— Start Exercise data —
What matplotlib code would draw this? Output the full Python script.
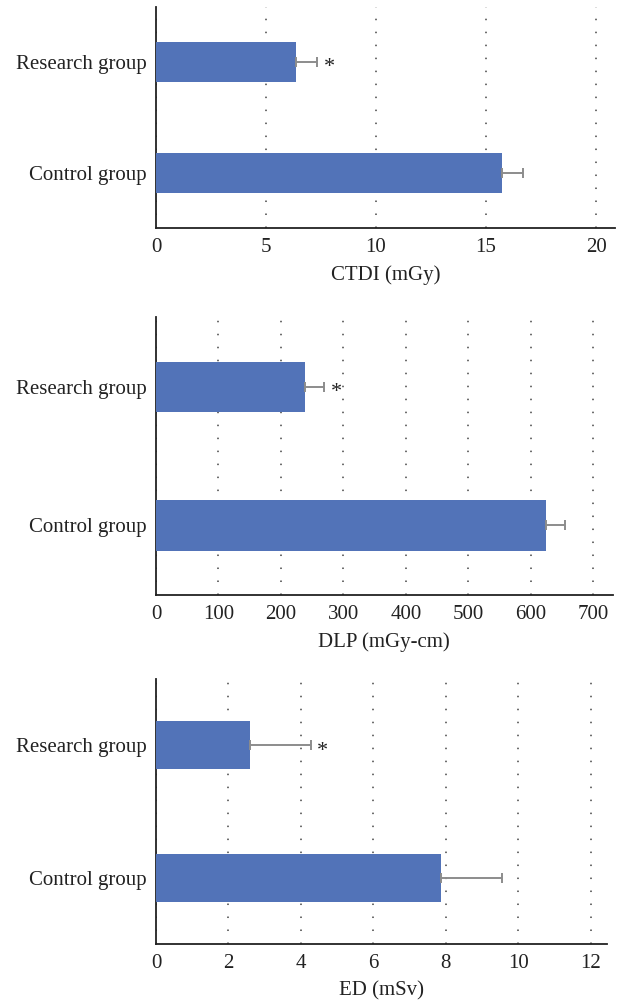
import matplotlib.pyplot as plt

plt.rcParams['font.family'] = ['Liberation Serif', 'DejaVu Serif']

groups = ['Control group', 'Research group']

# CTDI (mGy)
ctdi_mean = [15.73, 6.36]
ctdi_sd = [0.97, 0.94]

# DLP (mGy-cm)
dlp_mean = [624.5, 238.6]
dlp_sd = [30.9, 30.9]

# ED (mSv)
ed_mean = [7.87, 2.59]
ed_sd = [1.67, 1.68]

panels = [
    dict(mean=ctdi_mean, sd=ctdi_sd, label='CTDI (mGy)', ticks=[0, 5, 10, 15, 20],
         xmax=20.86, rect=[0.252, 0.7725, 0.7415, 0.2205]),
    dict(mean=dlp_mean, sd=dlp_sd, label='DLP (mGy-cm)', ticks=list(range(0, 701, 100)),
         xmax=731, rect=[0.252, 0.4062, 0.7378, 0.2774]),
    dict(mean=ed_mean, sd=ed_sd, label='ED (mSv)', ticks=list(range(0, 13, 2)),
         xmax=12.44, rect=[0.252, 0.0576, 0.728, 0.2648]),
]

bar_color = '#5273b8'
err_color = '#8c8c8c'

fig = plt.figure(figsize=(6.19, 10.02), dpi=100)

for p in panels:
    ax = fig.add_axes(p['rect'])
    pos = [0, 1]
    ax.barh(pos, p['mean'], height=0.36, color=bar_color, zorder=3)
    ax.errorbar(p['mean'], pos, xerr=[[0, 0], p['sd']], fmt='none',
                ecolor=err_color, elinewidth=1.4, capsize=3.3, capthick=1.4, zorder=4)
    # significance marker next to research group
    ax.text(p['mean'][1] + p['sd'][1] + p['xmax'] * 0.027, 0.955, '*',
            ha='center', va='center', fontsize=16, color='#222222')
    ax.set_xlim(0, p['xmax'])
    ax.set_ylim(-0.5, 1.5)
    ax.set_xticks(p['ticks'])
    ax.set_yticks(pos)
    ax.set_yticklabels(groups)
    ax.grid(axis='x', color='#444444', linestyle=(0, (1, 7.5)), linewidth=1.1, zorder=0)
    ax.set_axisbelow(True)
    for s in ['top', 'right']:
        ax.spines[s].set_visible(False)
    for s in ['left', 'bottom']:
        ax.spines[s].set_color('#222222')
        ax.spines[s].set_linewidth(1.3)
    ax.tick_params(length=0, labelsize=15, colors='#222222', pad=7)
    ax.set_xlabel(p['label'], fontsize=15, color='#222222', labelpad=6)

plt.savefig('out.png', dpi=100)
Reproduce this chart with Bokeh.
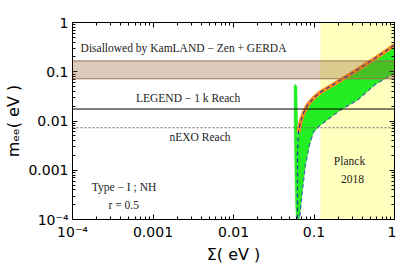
— End Exercise data —
Exercise: Print exactly the first line of the entries and every line after it through the one that contains "fig = plt.figure(figsize=(6.19, 10.02), dpi=100)", leaving the pictures out.

The output:
What matplotlib code would draw this? Output the full Python script.
import matplotlib.pyplot as plt

plt.rcParams['font.family'] = ['Liberation Serif', 'DejaVu Serif']

groups = ['Control group', 'Research group']

# CTDI (mGy)
ctdi_mean = [15.73, 6.36]
ctdi_sd = [0.97, 0.94]

# DLP (mGy-cm)
dlp_mean = [624.5, 238.6]
dlp_sd = [30.9, 30.9]

# ED (mSv)
ed_mean = [7.87, 2.59]
ed_sd = [1.67, 1.68]

panels = [
    dict(mean=ctdi_mean, sd=ctdi_sd, label='CTDI (mGy)', ticks=[0, 5, 10, 15, 20],
         xmax=20.86, rect=[0.252, 0.7725, 0.7415, 0.2205]),
    dict(mean=dlp_mean, sd=dlp_sd, label='DLP (mGy-cm)', ticks=list(range(0, 701, 100)),
         xmax=731, rect=[0.252, 0.4062, 0.7378, 0.2774]),
    dict(mean=ed_mean, sd=ed_sd, label='ED (mSv)', ticks=list(range(0, 13, 2)),
         xmax=12.44, rect=[0.252, 0.0576, 0.728, 0.2648]),
]

bar_color = '#5273b8'
err_color = '#8c8c8c'

fig = plt.figure(figsize=(6.19, 10.02), dpi=100)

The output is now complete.